• **GIVEN MATERIAL**:
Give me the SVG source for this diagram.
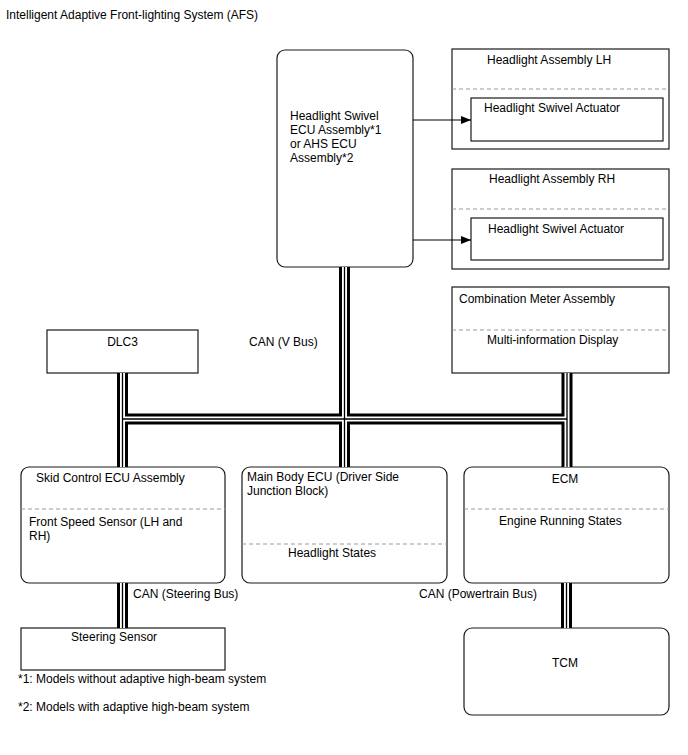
<svg xmlns="http://www.w3.org/2000/svg" xmlns:xlink="http://www.w3.org/1999/xlink" width="688" height="755" viewBox="0 0 688 755">
<style>
text{font-family:"Liberation Sans",Arial,sans-serif;font-size:12px;fill:#000}
.box{fill:#fff;stroke:#1a1a1a;stroke-width:1.2}
.dash{stroke:#999;stroke-width:1.2;stroke-dasharray:4 3;fill:none}
.b1{fill:none;stroke:#000;stroke-width:11}
.b2{fill:none;stroke:#fff;stroke-width:5}
.b3{fill:none;stroke:#000;stroke-width:1.3}
.arr{stroke:#000;stroke-width:1;fill:none}
</style>
<defs>
<marker id="ah" viewBox="0 0 10 8" refX="10" refY="4" markerWidth="10" markerHeight="8" markerUnits="userSpaceOnUse" orient="auto">
<path d="M0,0 L10,4 L0,8 z" fill="#000"/>
</marker>
<path id="bus" d="M344.5,267 V467 M122.5,419 H567 M122.5,373 V467 M567,373 V467 M122.5,583 V628 M566.5,583 V628"/>
</defs>
<text x="6" y="19">Intelligent Adaptive Front-lighting System (AFS)</text>
<g id="hsecu">
<rect class="box" x="277" y="50" width="136" height="217" rx="8"/>
<text x="290" y="120">Headlight Swivel</text>
<text x="290" y="134">ECU Assembly*1</text>
<text x="290" y="148">or AHS ECU</text>
<text x="290" y="162">Assembly*2</text>
</g>
<g id="hlh">
<rect class="box" x="452" y="49" width="217" height="100"/>
<text x="487" y="64">Headlight Assembly LH</text>
<line class="dash" x1="452" y1="89" x2="669" y2="89"/>
<rect class="box" x="471" y="98" width="192" height="43"/>
<text x="484" y="112">Headlight Swivel Actuator</text>
</g>
<g id="hrh">
<rect class="box" x="452" y="169" width="217" height="100"/>
<text x="489" y="183">Headlight Assembly RH</text>
<line class="dash" x1="452" y1="209" x2="669" y2="209"/>
<rect class="box" x="471" y="218" width="192" height="42"/>
<text x="488" y="233">Headlight Swivel Actuator</text>
</g>
<g id="combo">
<rect class="box" x="452" y="287" width="217" height="86"/>
<text x="459" y="303">Combination Meter Assembly</text>
<line class="dash" x1="452" y1="330" x2="669" y2="330"/>
<text x="487" y="344">Multi-information Display</text>
</g>
<g id="dlc3">
<rect class="box" x="47" y="330" width="151" height="43"/>
<text x="122.5" y="346" text-anchor="middle">DLC3</text>
</g>
<g id="skid">
<rect class="box" x="21" y="467" width="204" height="116" rx="8"/>
<text x="36" y="482">Skid Control ECU Assembly</text>
<line class="dash" x1="21" y1="509" x2="225" y2="509"/>
<text x="29" y="526">Front Speed Sensor (LH and</text>
<text x="29" y="540">RH)</text>
</g>
<g id="mainbody">
<rect class="box" x="242" y="467" width="205" height="116" rx="8"/>
<text x="247" y="481">Main Body ECU (Driver Side</text>
<text x="247" y="495">Junction Block)</text>
<line class="dash" x1="242" y1="544" x2="447" y2="544"/>
<text x="288" y="557">Headlight States</text>
</g>
<g id="ecm">
<rect class="box" x="464" y="467" width="205" height="116" rx="8"/>
<text x="565" y="483" text-anchor="middle">ECM</text>
<line class="dash" x1="464" y1="509" x2="669" y2="509"/>
<text x="499" y="525">Engine Running States</text>
</g>
<g id="steering">
<rect class="box" x="21" y="628" width="204" height="42"/>
<text x="71" y="641">Steering Sensor</text>
</g>
<g id="tcm">
<rect class="box" x="464" y="628" width="205" height="87" rx="8"/>
<text x="565" y="667" text-anchor="middle">TCM</text>
</g>
<g id="notes">
<text x="18" y="683">*1: Models without adaptive high-beam system</text>
<text x="18" y="711">*2: Models with adaptive high-beam system</text>
</g>
<g id="connectors">
<use xlink:href="#bus" class="b1"/>
<use xlink:href="#bus" class="b2"/>
<use xlink:href="#bus" class="b3"/>
<line class="arr" x1="413" y1="120" x2="471" y2="120" marker-end="url(#ah)"/>
<line class="arr" x1="413" y1="240" x2="471" y2="240" marker-end="url(#ah)"/>
<text x="249" y="346">CAN (V Bus)</text>
<text x="133" y="598">CAN (Steering Bus)</text>
<text x="419" y="598">CAN (Powertrain Bus)</text>
</g>
</svg>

• **TASK OBJECTIVE**: Give the material again exactly as it is, but keep the pictures out.

• **RESPONSE FOR THIS EXERCISE**:
Give me the SVG source for this diagram.
<svg xmlns="http://www.w3.org/2000/svg" xmlns:xlink="http://www.w3.org/1999/xlink" width="688" height="755" viewBox="0 0 688 755">
<style>
text{font-family:"Liberation Sans",Arial,sans-serif;font-size:12px;fill:#000}
.box{fill:#fff;stroke:#1a1a1a;stroke-width:1.2}
.dash{stroke:#999;stroke-width:1.2;stroke-dasharray:4 3;fill:none}
.b1{fill:none;stroke:#000;stroke-width:11}
.b2{fill:none;stroke:#fff;stroke-width:5}
.b3{fill:none;stroke:#000;stroke-width:1.3}
.arr{stroke:#000;stroke-width:1;fill:none}
</style>
<defs>
<marker id="ah" viewBox="0 0 10 8" refX="10" refY="4" markerWidth="10" markerHeight="8" markerUnits="userSpaceOnUse" orient="auto">
<path d="M0,0 L10,4 L0,8 z" fill="#000"/>
</marker>
<path id="bus" d="M344.5,267 V467 M122.5,419 H567 M122.5,373 V467 M567,373 V467 M122.5,583 V628 M566.5,583 V628"/>
</defs>
<text x="6" y="19">Intelligent Adaptive Front-lighting System (AFS)</text>
<g id="hsecu">
<rect class="box" x="277" y="50" width="136" height="217" rx="8"/>
<text x="290" y="120">Headlight Swivel</text>
<text x="290" y="134">ECU Assembly*1</text>
<text x="290" y="148">or AHS ECU</text>
<text x="290" y="162">Assembly*2</text>
</g>
<g id="hlh">
<rect class="box" x="452" y="49" width="217" height="100"/>
<text x="487" y="64">Headlight Assembly LH</text>
<line class="dash" x1="452" y1="89" x2="669" y2="89"/>
<rect class="box" x="471" y="98" width="192" height="43"/>
<text x="484" y="112">Headlight Swivel Actuator</text>
</g>
<g id="hrh">
<rect class="box" x="452" y="169" width="217" height="100"/>
<text x="489" y="183">Headlight Assembly RH</text>
<line class="dash" x1="452" y1="209" x2="669" y2="209"/>
<rect class="box" x="471" y="218" width="192" height="42"/>
<text x="488" y="233">Headlight Swivel Actuator</text>
</g>
<g id="combo">
<rect class="box" x="452" y="287" width="217" height="86"/>
<text x="459" y="303">Combination Meter Assembly</text>
<line class="dash" x1="452" y1="330" x2="669" y2="330"/>
<text x="487" y="344">Multi-information Display</text>
</g>
<g id="dlc3">
<rect class="box" x="47" y="330" width="151" height="43"/>
<text x="122.5" y="346" text-anchor="middle">DLC3</text>
</g>
<g id="skid">
<rect class="box" x="21" y="467" width="204" height="116" rx="8"/>
<text x="36" y="482">Skid Control ECU Assembly</text>
<line class="dash" x1="21" y1="509" x2="225" y2="509"/>
<text x="29" y="526">Front Speed Sensor (LH and</text>
<text x="29" y="540">RH)</text>
</g>
<g id="mainbody">
<rect class="box" x="242" y="467" width="205" height="116" rx="8"/>
<text x="247" y="481">Main Body ECU (Driver Side</text>
<text x="247" y="495">Junction Block)</text>
<line class="dash" x1="242" y1="544" x2="447" y2="544"/>
<text x="288" y="557">Headlight States</text>
</g>
<g id="ecm">
<rect class="box" x="464" y="467" width="205" height="116" rx="8"/>
<text x="565" y="483" text-anchor="middle">ECM</text>
<line class="dash" x1="464" y1="509" x2="669" y2="509"/>
<text x="499" y="525">Engine Running States</text>
</g>
<g id="steering">
<rect class="box" x="21" y="628" width="204" height="42"/>
<text x="71" y="641">Steering Sensor</text>
</g>
<g id="tcm">
<rect class="box" x="464" y="628" width="205" height="87" rx="8"/>
<text x="565" y="667" text-anchor="middle">TCM</text>
</g>
<g id="notes">
<text x="18" y="683">*1: Models without adaptive high-beam system</text>
<text x="18" y="711">*2: Models with adaptive high-beam system</text>
</g>
<g id="connectors">
<use xlink:href="#bus" class="b1"/>
<use xlink:href="#bus" class="b2"/>
<use xlink:href="#bus" class="b3"/>
<line class="arr" x1="413" y1="120" x2="471" y2="120" marker-end="url(#ah)"/>
<line class="arr" x1="413" y1="240" x2="471" y2="240" marker-end="url(#ah)"/>
<text x="249" y="346">CAN (V Bus)</text>
<text x="133" y="598">CAN (Steering Bus)</text>
<text x="419" y="598">CAN (Powertrain Bus)</text>
</g>
</svg>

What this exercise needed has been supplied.